To the surprise of the complainants, they received instead on August 26, 1995 a letter of termination stating that, in accordance with the "special retirement program" of respondent, their services will be terminated effective September 27, 1995. The letter also stated that according to a study conducted by the respondent of its organizational set-up, it is over-staffed and there are duplications of functions which left it no choice but to reduce personnel.
As to the CBA counter-proposal, the management wrote the union on August 31, 1995 that the matter was referred to its external counsel for appropriate disposition "in the light of the recent development in this company."
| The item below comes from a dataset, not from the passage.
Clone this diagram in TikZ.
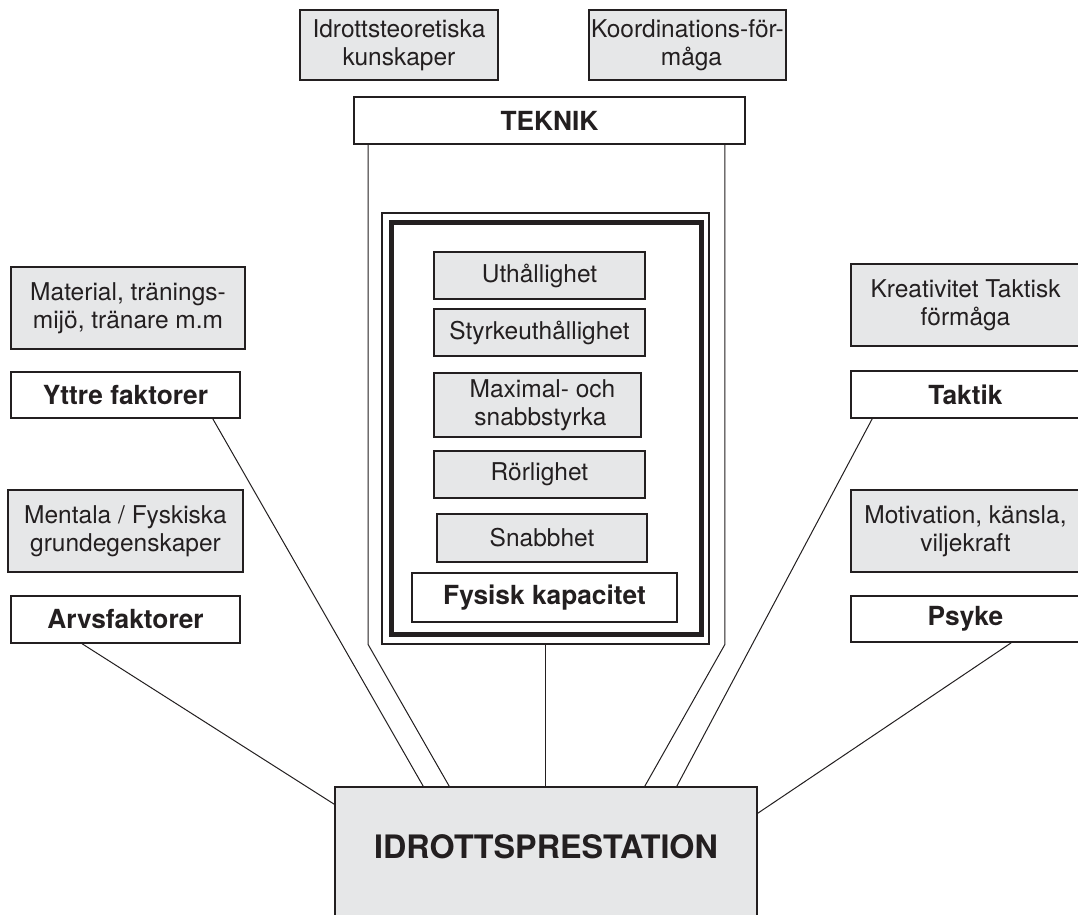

The special retirement program affected 32 employees or roughly one-third of the supervisory personnel. They included the union President and Treasurer and majority of the Board of Directors and active union members. No clarification was made as to how the terminated employees were chosen, and no guidelines, criteria or standard was shown to lend coherence to the program.
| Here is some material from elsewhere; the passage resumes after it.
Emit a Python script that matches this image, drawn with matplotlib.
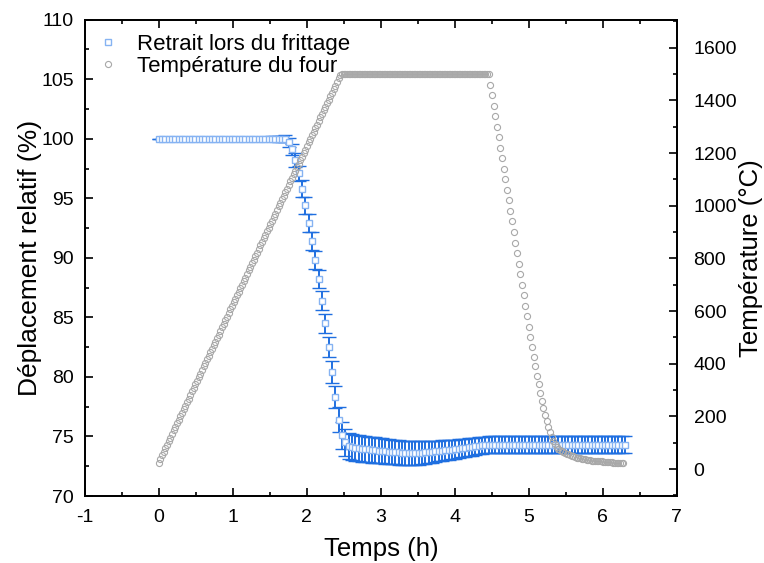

As may be expected, the dismissals generated a general perception that management was sending a strong message that all employees hold their position at its pleasure, and that it was within its power to dismiss anyone anytime. With the dismissal of the union officers and with the membership now effectively threatened, the union virtually collapsed as an organization. Out of fear, no one would even assume the position of union President. An indication of this sad state of affairs into which the union has fallen is that nothing came out of its CBA proposal. It has been a year and three months as of this writing since the respondent informed the union that its proposal had been referred to the company's external counsel, but no counter-proposal has been submitted and no single conference has been held since then.
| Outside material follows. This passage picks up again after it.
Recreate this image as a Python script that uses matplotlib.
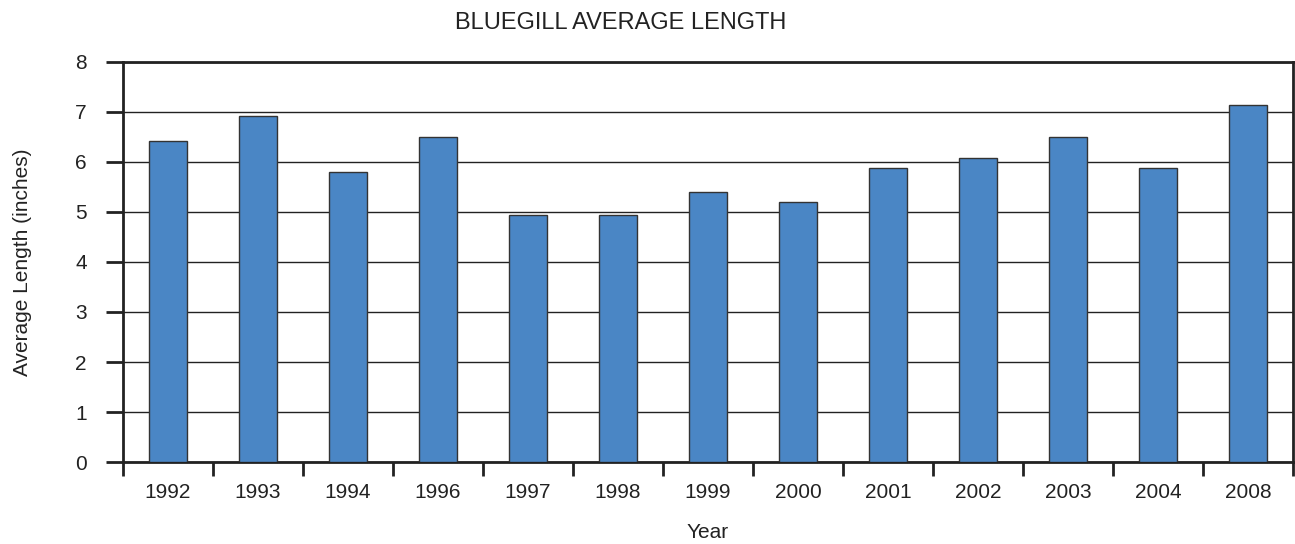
import matplotlib.pyplot as plt
import numpy as np

plt.rcParams['font.family'] = ['Liberation Sans', 'DejaVu Sans']

# Data
years = ['1992', '1993', '1994', '1996', '1997', '1998', '1999',
         '2000', '2001', '2002', '2003', '2004', '2008']
avg_length = [6.42, 6.92, 5.81, 6.5, 4.94, 4.94, 5.4,
              5.2, 5.88, 6.08, 6.5, 5.88, 7.13]

fig = plt.figure(figsize=(12.95, 5.44), dpi=100)
ax = fig.add_axes([123 / 1295, 1 - 462 / 544, 1170 / 1295, 400 / 544])

x = np.arange(len(years))
ax.bar(x, avg_length, width=0.42, color='#4a86c5', edgecolor='#333333',
       linewidth=1.0, zorder=3)

ax.set_xlim(-0.5, len(years) - 0.5)
ax.set_ylim(0, 8)
ax.set_yticks(range(0, 9))
ax.yaxis.grid(True, color='#222222', linewidth=1.0, zorder=0)

# ticks at category boundaries, labels centred under bars
ax.set_xticks(np.arange(-0.5, len(years)), minor=False)
ax.set_xticklabels([])
ax.set_xticks(x, minor=True)
ax.set_xticklabels(years, minor=True)
ax.tick_params(axis='x', which='major', direction='out', length=10, width=2, color='#222222')
ax.tick_params(axis='x', which='minor', length=0, pad=15, labelsize=15, labelcolor='#222222')
ax.tick_params(axis='y', direction='out', length=12, width=2, pad=14, labelsize=15,
               color='#222222', labelcolor='#222222')

for side in ['left', 'right', 'top', 'bottom']:
    ax.spines[side].set_linewidth(2)
    ax.spines[side].set_color('#222222')

fig.text(621 / 1295, 1 - 23 / 544, 'BLUEGILL AVERAGE LENGTH', fontsize=17,
         color='#222222', ha='center', va='center')
ax.set_xlabel('Year', fontsize=15, color='#222222', labelpad=15)
ax.set_ylabel('Average Length (inches)', fontsize=15, color='#222222', labelpad=31)

fig.savefig('out.png', dpi=100)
The Release Waiver and Quitclaim were not verified by the complainants. "Under prevailing jurisprudence, the fact that an employee has signed a satisfaction receipt of his claims does not necessarily result in the waiver thereof. The law does not consider as valid any agreement whereby a worker agrees to receive less compensation than what he is entitled to recover. A deed of release or quitclaim cannot bar an employee from demanding benefits to which he is legally entitled. We have herefore (sic) explained that the reason why quitclaims are commonly frowned upon as contrary to public policy and why they are held to be ineffective to bar claims for the full measures of the workers" legal rights is the fact the employer and the employee obviously do not stand on the same footing. The employer drove the employees to the wall. The latter must have to get hold of the money. Because out of job, they had to face the harsh necessities of life. x x x" (Marcos vs. NLRC, G.R. No. 111744, September 8, 1995)Private respondents Franco and Pabalan protested the termination of their employment. Private respondents Candelario and Perrin were shocked when, although they were on leave, they were invited to the Northeast Beach Resort by Juan Masa, Jr., the head of the Cane Marketing Department, on August 25, 1996, only to be told that, after spending a considerable number of years under the petitioner's employ, they were suddenly out of jobs. The private respondents had no other recourse but to execute the said Release Waiver and Quitclaim because the petitioner made it clear in its Memorandum dated August 8, 1995 that it had the final say on who would be included in its special retirement program. Their dismissal from the petitioner corporation was a fait accompli, solely because they organized a union that would bargain for reasonable terms and conditions of employment sought to be included in a CBA. In fine, the private respondents were left to fend for themselves, with no source of income from then on; prospects for new jobs were dim. Their backs against the wall, the private respondents were forced to sign the said documents and receive their separation pay.